■ Requirements:
Set out each line from the following listing that includes the word "this".

■ Raw data:
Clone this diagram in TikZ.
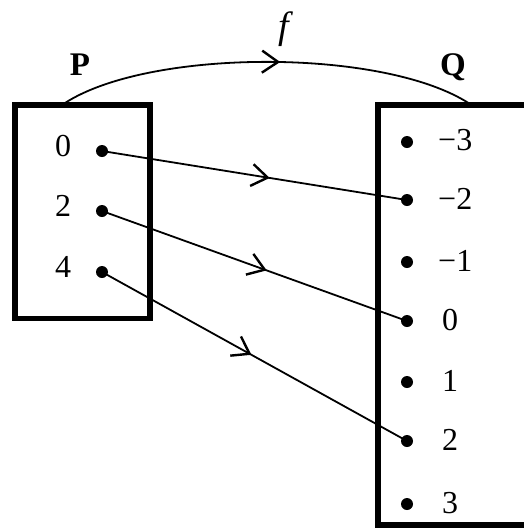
\documentclass[tikz,border=0pt]{standalone}
\usepackage{fontspec}
\setmainfont{Liberation Serif}
\usetikzlibrary{arrows.meta,decorations.markings}
\tikzset{
  setbox/.style={draw=black,line width=5.5pt},
  dot/.style={circle,fill=black,inner sep=0pt,minimum size=12pt},
  conn/.style={draw=black,line width=1.8pt},
  midarrow/.style={postaction={decorate},decoration={markings,
      mark=at position #1 with {\arrow[line width=2.4pt]{Straight Barb[length=16pt,width=22pt]}}}},
  lbl/.style={inner sep=0pt,font=\fontsize{32}{38}\selectfont},
  setname/.style={inner sep=0pt,font=\fontsize{33}{40}\selectfont\bfseries},
}
\begin{document}
\begin{tikzpicture}[x=1pt,y=-1pt]
\useasboundingbox (0,0) rectangle (524,531);
\clip (0,0) rectangle (524,531);
% boxes
\draw[setbox] (15,105) rectangle (150,318.5);
\draw[setbox] (378,105) rectangle (560,525);
% set names
\node[setname,anchor=base] (Pn) at (80,75) {P};
\node[setname,anchor=base] (Qn) at (453,75) {Q};
% P elements
\node[dot] (p0) at (102,151) {};
\node[dot] (p2) at (102,211) {};
\node[dot] (p4) at (102,272) {};
\node[lbl,anchor=base] (lp0) at (63,156) {0};
\node[lbl,anchor=base] (lp2) at (63,216) {2};
\node[lbl,anchor=base] (lp4) at (63,277) {4};
% Q elements
\node[dot] (qm3) at (407,142) {};
\node[dot] (qm2) at (407,200) {};
\node[dot] (qm1) at (407,262) {};
\node[dot] (q0) at (407,321) {};
\node[dot] (q1) at (407,382) {};
\node[dot] (q2) at (407,441) {};
\node[dot] (q3) at (407,504) {};
\node[lbl,anchor=base west] (lqm3) at (438,150) {−3};
\node[lbl,anchor=base west] (lqm2) at (438,209) {−2};
\node[lbl,anchor=base west] (lqm1) at (438,271) {−1};
\node[lbl,anchor=base west] (lq0) at (442,330) {0};
\node[lbl,anchor=base west] (lq1) at (442,391) {1};
\node[lbl,anchor=base west] (lq2) at (442,450) {2};
\node[lbl,anchor=base west] (lq3) at (442,513) {3};
% mapping arrows
\draw[conn,midarrow=0.55] (p0.center) -- (qm2.center);
\draw[conn,midarrow=0.54] (p2.center) -- (q0.center);
\draw[conn,midarrow=0.49] (p4.center) -- (q2.center);
% top curve f
\coordinate (ps) at (65,103);
\coordinate (qs) at (470,104);
\draw[conn,midarrow=0.53] (ps) .. controls (150,48) and (385,48) .. (qs);
\node[inner sep=0pt,anchor=base,font=\fontsize{38}{44}\selectfont\itshape] (fl) at (284,38) {f};
\end{tikzpicture}
\end{document}
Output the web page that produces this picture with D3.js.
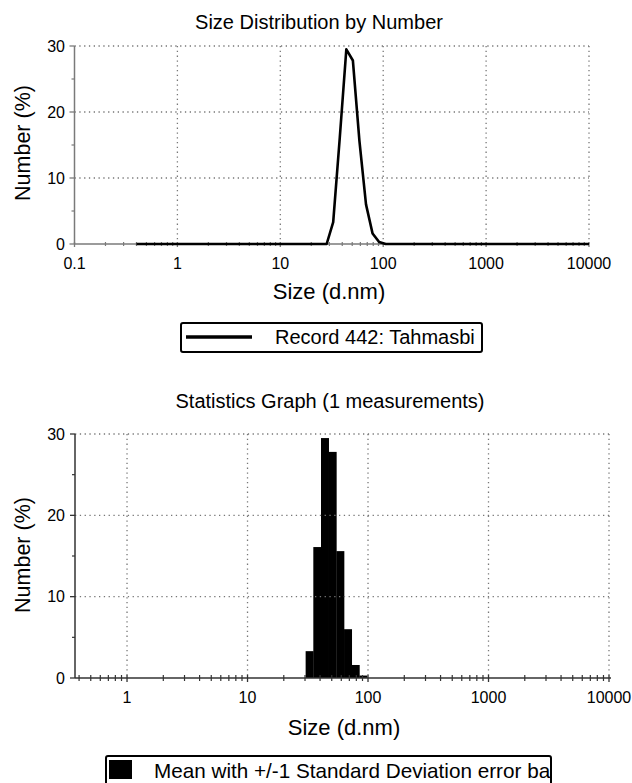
<!DOCTYPE html>
<html>
<head>
<meta charset="utf-8">
<script src="https://cdn.jsdelivr.net/npm/d3@7"></script>
<style>
  body { margin: 0; background: #fff; }
  text { font-family: "Liberation Sans", Arial, sans-serif; fill: #000; }
</style>
</head>
<body>
<div id="chart"></div>
<script>
// size classes (d.nm)
var sizes = [0.4, 0.4632, 0.5365, 0.6213, 0.7195, 0.8332, 0.9649, 1.117, 1.294, 1.499,
  1.736, 2.010, 2.328, 2.696, 3.122, 3.615, 4.187, 4.849, 5.615, 6.503,
  7.531, 8.721, 10.10, 11.70, 13.54, 15.69, 18.17, 21.04, 24.36, 28.21,
  32.67, 37.84, 43.82, 50.75, 58.77, 68.06, 78.82, 91.28, 105.7, 122.4,
  141.8, 164.2, 190.1, 220.2, 255.0, 295.3, 342.0, 396.1, 458.7, 531.2,
  615.1, 712.4, 825.0, 955.4, 1106, 1281, 1484, 1718, 1990, 2305,
  2669, 3091, 3580, 4145, 4801, 5560, 6439, 7456, 8635, 10000];

// number (%) per size class
var numberPct = [0, 0, 0, 0, 0, 0, 0, 0, 0, 0,
  0, 0, 0, 0, 0, 0, 0, 0, 0, 0,
  0, 0, 0, 0, 0, 0, 0, 0, 0, 0,
  3.3, 16.1, 29.5, 27.8, 15.6, 6.0, 1.6, 0.3, 0, 0,
  0, 0, 0, 0, 0, 0, 0, 0, 0, 0,
  0, 0, 0, 0, 0, 0, 0, 0, 0, 0,
  0, 0, 0, 0, 0, 0, 0, 0, 0, 0];

var xTicksTop = [0.1, 1, 10, 100, 1000, 10000];
var xTicksBottom = [1, 10, 100, 1000, 10000];
var yTicks = [0, 10, 20, 30];
var yMinor = [5, 15, 25];

var svg = d3.select("#chart")
  .append("svg")
    .attr("width", 632)
    .attr("height", 783);

function minorTicks(lo, hi) {
  var out = [];
  for (var e = -2; e <= 4; e++) {
    for (var m = 2; m <= 9; m++) {
      var v = m * Math.pow(10, e);
      if (v > lo && v < hi) out.push(v);
    }
  }
  return out;
}

function drawFrame(x, y, xTicks, opts) {
  var g = svg.append("g");
  var x0 = x.range()[0], x1 = x.range()[1];
  var gridRight = x(xTicks[xTicks.length - 1]);

  // dotted grid
  g.selectAll(".hgrid")
    .data(yTicks.filter(function(d) { return d > 0; }))
    .enter().append("line")
      .attr("x1", x0).attr("x2", gridRight)
      .attr("y1", function(d) { return y(d); })
      .attr("y2", function(d) { return y(d); })
      .attr("stroke", "#777").attr("stroke-width", 1.3)
      .attr("stroke-dasharray", "1.3,3.5");
  g.selectAll(".vgrid")
    .data(xTicks.filter(function(d) { return x(d) > x0 + 2; }))
    .enter().append("line")
      .attr("x1", function(d) { return x(d); })
      .attr("x2", function(d) { return x(d); })
      .attr("y1", y(30)).attr("y2", y(0))
      .attr("stroke", "#777").attr("stroke-width", 1.3)
      .attr("stroke-dasharray", "1.3,3.5");

  // x axis
  g.append("line")
    .attr("x1", x0).attr("x2", x1)
    .attr("y1", y(0)).attr("y2", y(0))
    .attr("stroke", opts.axisColor).attr("stroke-width", 1.5);
  g.selectAll(".xminor")
    .data(minorTicks(x.domain()[0], x.domain()[1]))
    .enter().append("line")
      .attr("x1", function(d) { return x(d); })
      .attr("x2", function(d) { return x(d); })
      .attr("y1", y(0) - opts.tick).attr("y2", y(0) + opts.tick)
      .attr("stroke", opts.axisColor).attr("stroke-width", 1.2);
  g.selectAll(".xmajor")
    .data(xTicks)
    .enter().append("line")
      .attr("x1", function(d) { return x(d); })
      .attr("x2", function(d) { return x(d); })
      .attr("y1", y(0) - opts.tick).attr("y2", y(0) + opts.tick + 1)
      .attr("stroke", opts.axisColor).attr("stroke-width", 1.3);
  g.selectAll(".xlab")
    .data(xTicks)
    .enter().append("text")
      .attr("x", function(d) { return x(d); })
      .attr("y", opts.xLabY)
      .attr("text-anchor", "middle")
      .style("font-size", "16px")
      .text(function(d) { return d; });

  // y axis
  g.append("line")
    .attr("x1", x0).attr("x2", x0)
    .attr("y1", y(30)).attr("y2", y(0))
    .attr("stroke", opts.axisColor).attr("stroke-width", 1.5);
  g.selectAll(".ymajor")
    .data(yTicks)
    .enter().append("line")
      .attr("x1", x0 - 5).attr("x2", x0)
      .attr("y1", function(d) { return y(d); })
      .attr("y2", function(d) { return y(d); })
      .attr("stroke", opts.axisColor).attr("stroke-width", 1.3);
  g.selectAll(".yminor")
    .data(yMinor)
    .enter().append("line")
      .attr("x1", x0 - 3).attr("x2", x0)
      .attr("y1", function(d) { return y(d); })
      .attr("y2", function(d) { return y(d); })
      .attr("stroke", opts.axisColor).attr("stroke-width", 1.2);
  g.selectAll(".ylab")
    .data(yTicks)
    .enter().append("text")
      .attr("x", 65)
      .attr("y", function(d) { return y(d); })
      .attr("dy", "0.36em")
      .attr("text-anchor", "end")
      .style("font-size", "16px")
      .text(function(d) { return d; });

  // titles
  svg.append("text")
    .attr("x", opts.titleX).attr("y", opts.titleY)
    .attr("text-anchor", "middle")
    .style("font-size", "20px")
    .text(opts.title);
  svg.append("text")
    .attr("x", opts.xTitleX).attr("y", opts.xTitleY)
    .attr("text-anchor", "middle")
    .style("font-size", "22px")
    .text("Size (d.nm)");
  svg.append("text")
    .attr("transform", "translate(" + 30 + "," + opts.yTitleY + ")rotate(-90)")
    .attr("text-anchor", "middle")
    .style("font-size", "21.5px")
    .text("Number (%)");
}

// ---------- top chart: size distribution line ----------
var xTop = d3.scaleLog().domain([0.1, 10000]).range([74.5, 589]);
var yTop = d3.scaleLinear().domain([0, 30]).range([244, 46]);

drawFrame(xTop, yTop, xTicksTop, {
  axisColor: "#7a7a7a", tick: 2, xLabY: 269,
  title: "Size Distribution by Number", titleX: 319, titleY: 29,
  xTitleX: 329, xTitleY: 299, yTitleY: 143
});

var line = d3.line()
  .x(function(d, i) { return xTop(sizes[i]); })
  .y(function(d) { return yTop(d); });

svg.append("path")
  .datum(numberPct)
  .attr("d", line)
  .attr("fill", "none")
  .attr("stroke", "#000")
  .attr("stroke-width", 2.6)
  .attr("stroke-linejoin", "round");

// legend 1
svg.append("rect")
  .attr("x", 181).attr("y", 323).attr("width", 301).attr("height", 29)
  .attr("rx", 2).attr("fill", "#fff").attr("stroke", "#000").attr("stroke-width", 2);
svg.append("line")
  .attr("x1", 186).attr("x2", 252).attr("y1", 337).attr("y2", 337)
  .attr("stroke", "#000").attr("stroke-width", 3.5);
svg.append("text")
  .attr("x", 275).attr("y", 344)
  .style("font-size", "20px")
  .text("Record 442: Tahmasbi");

// ---------- bottom chart: statistics bars ----------
var xBot = d3.scaleLog().domain([0.37, 10390]).range([75, 611]);
var yBot = d3.scaleLinear().domain([0, 30]).range([678, 434]);

var bars = sizes.map(function(s, i) {
  var lo = i > 0 ? Math.sqrt(sizes[i - 1] * s) : s;
  var hi = i < sizes.length - 1 ? Math.sqrt(sizes[i + 1] * s) : s;
  return { lo: lo, hi: hi, v: numberPct[i] };
}).filter(function(d) { return d.v > 0; });

svg.append("g").selectAll("rect")
  .data(bars)
  .enter()
  .append("rect")
    .attr("x", function(d) { return xBot(d.lo); })
    .attr("y", function(d) { return yBot(d.v); })
    .attr("width", function(d) { return xBot(d.hi) - xBot(d.lo) + 0.3; })
    .attr("height", function(d) { return yBot(0) - yBot(d.v); })
    .attr("fill", "#000");

drawFrame(xBot, yBot, xTicksBottom, {
  axisColor: "#333", tick: 3, xLabY: 703,
  title: "Statistics Graph (1 measurements)", titleX: 330, titleY: 408,
  xTitleX: 344, xTitleY: 735, yTitleY: 555
});

// legend 2
svg.append("clipPath").attr("id", "legclip")
  .append("rect").attr("x", 106).attr("y", 750).attr("width", 444).attr("height", 40);
svg.append("rect")
  .attr("x", 106).attr("y", 756).attr("width", 445).attr("height", 40)
  .attr("rx", 2).attr("fill", "#fff").attr("stroke", "#000").attr("stroke-width", 2);
svg.append("rect")
  .attr("x", 109).attr("y", 760).attr("width", 23).attr("height", 19)
  .attr("fill", "#000");
svg.append("text")
  .attr("x", 154).attr("y", 778)
  .attr("clip-path", "url(#legclip)")
  .style("font-size", "20.7px")
  .text("Mean with +/-1 Standard Deviation error bar");
</script>
</body>
</html>
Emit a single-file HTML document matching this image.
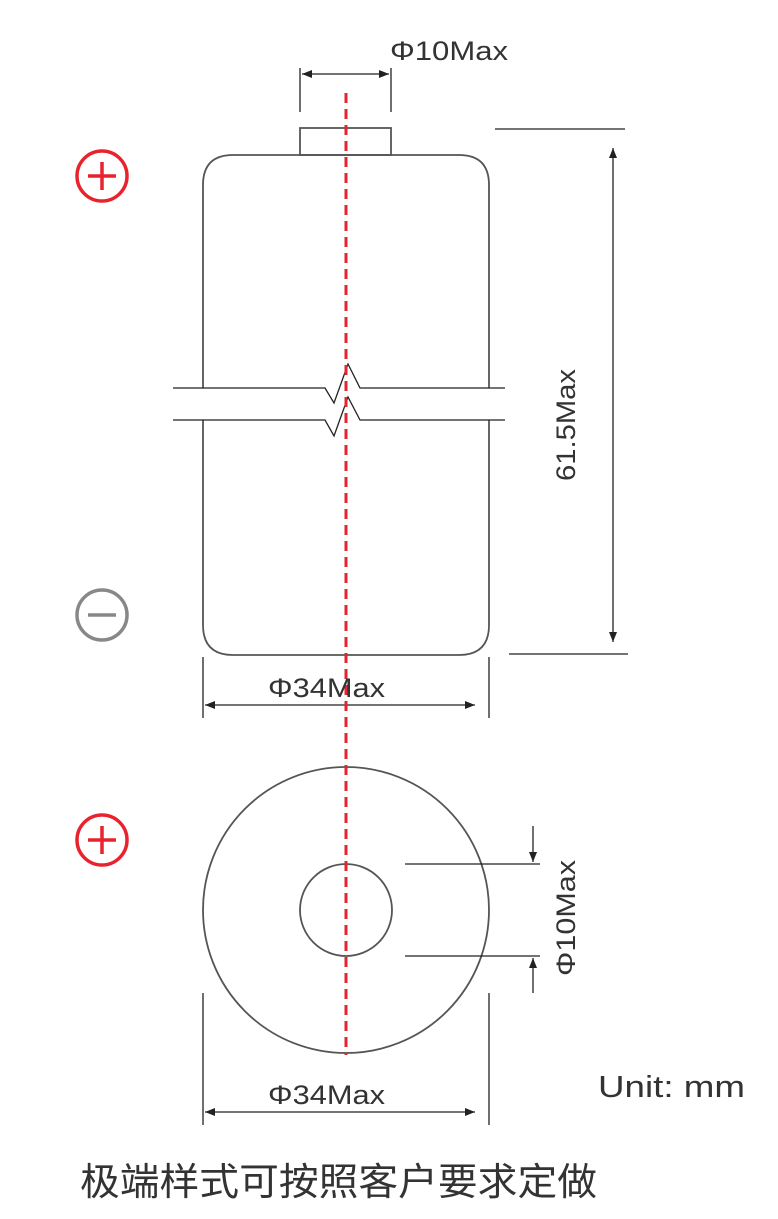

■ Completed exercise:
Clone this diagram in TikZ.
Output the web page that produces this picture with D3.js.
Emit a single-file HTML document matching this image.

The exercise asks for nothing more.